CARNEGIE MELLON UNIVERSITY
15-826/10-603 - Multimedia databases and data mining
Spring 2002
Homework 1 - Due: Feb. 5, in class.
General comments:
-
Expected time effort for this homework
-
Q1: 30' to figure out the queries; 1-5 hours to run them on the RDBM,
depending on previous experience.
-
Q2: 30'-1h to type and debug the code for the z-ordering; 1h-2h to study
the code for the Hilbert ordering; 3h-12h to design and debug the code
for the inverse-Hilbert ordering.
-
Points are in [bold pts] and add to 100.
-
Please turn in a TYPED
report.
Q1: SQL [45 pts]
Use SQL to find statistics for the vocabulary of 'Moby Dick' (from the
fascinating Gutenberg project). For your
convenience, the text is already transformed into one word per line, at
http://www.cs.cmu.edu/~christos/courses/826.S02/HW1/MOBY-DICK.txt.gz
with the MS-DOS newline convention. Load the data on a database system
of your choice (MS-Access is available on the clusters). For each
query give
both
the
resulting table as well as the
corresponding
SQL statement (cut and paste your SQL query: e.g.,
in MS-Access, use the 'SQL view' option)
We want to know
-
How many vocabulary words are in the text
-
[8 pts] for the query (you may use 'views' - in which case hand in all
the necessary material)
-
[7 pts] for the result
-
A list of vocabulary words, along with the occurrence frequency, sorted
in decreasing frequency order
-
[8 pts] for the query
-
[7 pts] for the results (to save paper, give only the top 20 most frequent
words and their frequencies)
-
How many words appear only once?
-
[0pts] Before doing any computations, guess the percentage of vocabulary
words that appear once only
-
[8 pts] for the query (again, you may use views, and/or your previous queries)
-
[7 pts] for the answer
-
[0pts] What is the actual percentage of vocabulary words that appear only
once?

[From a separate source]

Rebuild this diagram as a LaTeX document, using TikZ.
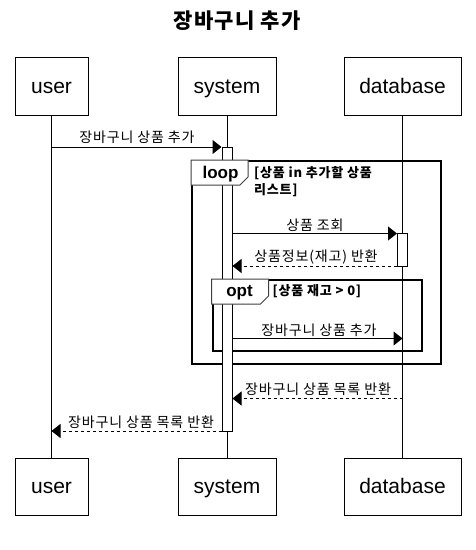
\documentclass[tikz,border=0pt]{standalone}
\usepackage{fontspec}
\setmainfont{Liberation Sans}
\newfontfamily\kr[LetterSpace=6]{Noto Sans CJK KR}
\usetikzlibrary{arrows.meta}
\begin{document}
\begin{tikzpicture}[x=1pt,y=-1pt,
  actor/.style={draw,line width=1pt,fill=white,font=\fontsize{21}{24}\selectfont,inner sep=0pt,text height=14pt,text depth=0pt},
  actbar/.style={draw,line width=1pt,fill=white,inner sep=0pt,minimum width=10pt},
  life/.style={line width=1pt},
  msg/.style={line width=1pt,-{Triangle[length=9pt,width=14pt]}},
  ret/.style={msg,dash pattern=on 3pt off 3pt},
  lbl/.style={font=\kr\fontsize{14}{16}\selectfont,inner sep=0pt},
  frame/.style={draw,line width=2pt,inner sep=0pt},
  tab/.style={draw=black!75,line width=1pt,fill=white},
  tabtxt/.style={font=\bfseries\fontsize{17}{19}\selectfont,inner sep=0pt},
  cond/.style={font=\kr\bfseries\fontsize{13}{17}\selectfont,inner sep=0pt,align=left}]
\useasboundingbox[fill=white] (0,0) rectangle (475,550);
% title
\node[font=\kr\bfseries\fontsize{21}{24}\selectfont] (title) at (237,21) {장바구니 추가};
% actors
\node[actor,minimum width=73pt,minimum height=58pt] (userT) at (51.5,86) {user};
\node[actor,minimum width=98pt,minimum height=58pt] (sysT) at (227,86) {system};
\node[actor,minimum width=117pt,minimum height=58pt] (dbT) at (402.5,86) {database};
\node[actor,minimum width=73pt,minimum height=57pt] (userB) at (51.5,486.5) {user};
\node[actor,minimum width=98pt,minimum height=57pt] (sysB) at (227,486.5) {system};
\node[actor,minimum width=117pt,minimum height=57pt] (dbB) at (402.5,486.5) {database};
% lifelines
\draw[life] (userT) -- (userB);
\draw[life] (sysT) -- (sysB);
\draw[life] (dbT) -- (dbB);
% frames
\node[frame,minimum width=249pt,minimum height=203pt] (loopF) at (316.5,262.5) {};
\node[frame,minimum width=209pt,minimum height=71pt] (optF) at (317,315.5) {};
% activations
\node[actbar,minimum height=284pt] (act1) at (227,289) {};
\node[actbar,minimum height=33pt] (act2) at (402.5,249.5) {};
% loop tab
\draw[tab] (loopF.north west) -- ++(57,0) -- ++(0,17) -- ++(-8,8) -- ++(-49,0) -- cycle;
\node[tabtxt] (loopT) at (220.5,174) {loop};
\node[cond,anchor=north west] (loopC) at (254,166) {[상품 in 추가할 상품\\리스트]};
% opt tab
\draw[tab] (optF.north west) -- ++(57,0) -- ++(0,17) -- ++(-8,8) -- ++(-49,0) -- cycle;
\node[tabtxt] (optT) at (239.5,293) {opt};
\node[cond,anchor=west] (optC) at (272.5,291.5) {[상품 재고 > 0]};
% messages
\coordinate (m1) at (52,147);
\draw[msg] (m1) -- (m1 -| act1.west);
\node[lbl] (l1) at (137,137) {장바구니 상품 추가};

\coordinate (m2) at (232,233.5);
\draw[msg] (m2 -| act1.east) -- (m2 -| act2.west);
\node[lbl] (l2) at (315,225) {상품 조회};

\coordinate (m3) at (232,266);
\draw[ret] (m3 -| act2.west) -- (m3 -| act1.east);
\node[lbl] (l3) at (316,257) {상품정보(재고) 반환};

\coordinate (m4) at (232,338.5);
\draw[msg] (m4 -| act1.east) -- (m4 -| dbT.south);
\node[lbl] (l4) at (319,330) {장바구니 상품 추가};

\coordinate (m5) at (232,398.5);
\draw[ret] (m5 -| dbT.south) -- (m5 -| act1.east);
\node[lbl] (l5) at (318,389) {장바구니 상품 목록 반환};

\coordinate (m6) at (52,431);
\draw[ret] (m6 -| act1.west) -- (m6 -| userT.south);
\node[lbl] (l6) at (141,422) {장바구니 상품 목록 반환};
\end{tikzpicture}
\end{document}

How close was your guess?
Q2: Hilbert and z-order [55pts]
Write the code to compute the z-value and the hilbert-value of a 2-d point,
as well as the inverses. The command-line syntax should be, e.g. for the
'zorder' version:
zorder -n <order-of-curve> <xvalue> <yvalue>
Thus:
zorder -n 2 0 0 # should return '0'
zorder -n 3 0 1 # should return '1'
horder -n 2 0 0 # should return '0'
Write four programs to do these computations; hand in your source code
on hard copy.
-
[5 pts] zorder should return the z-value of the given (x,y) point.
-
[5 pts] izorder should give the inverse:
izorder -n 5 0 # should return the 'x'
and 'y' values, ie, 0 0
izorder -n 2 15 # should return '3 3'
-
[10 pts] horder should compute the hilbert order of the given
point - specifically
horder -n 2 0 0 # should return '0'
horder -n 1 0 1 # should return '1'
horder -n 2 0 1 # should return '3'
STRONG HINTS: use or modify the code by Jagadish
[SIGMOD 90]; see the algorithm by Roseman+
[PODS 89]
-
[15 pts] ihorder should do the inverse - for example
ihorder -n 2 0 # should return '0 0'
ihorder -n 1 1 # should return '0 1'
ihorder -n 2 3 # should return '0 1'
-
[5pts] Give the results of your programs on the input file
http://www.cs.cmu.edu/~christos/courses/826.S02/HW1/inp.txt
Make sure you echo the input, so that it is clear which answer refers
to which question
-
[5 pts] Using your izorder, plot a z-curve of order 7 (128x128
grid) and hand in the plot.
-
[10 pts] Using your ihorder, plot a Hilbert curve of order 7,
and hand in the plot.
NOTES:
-
It is fine to copy and/or modify code from the web, or from existing papers
- but you have to make sure that your programs follow all the above
specifications.
-
Make sure you detect arithmetic overflows
Christos Faloutsos, 1/23/2002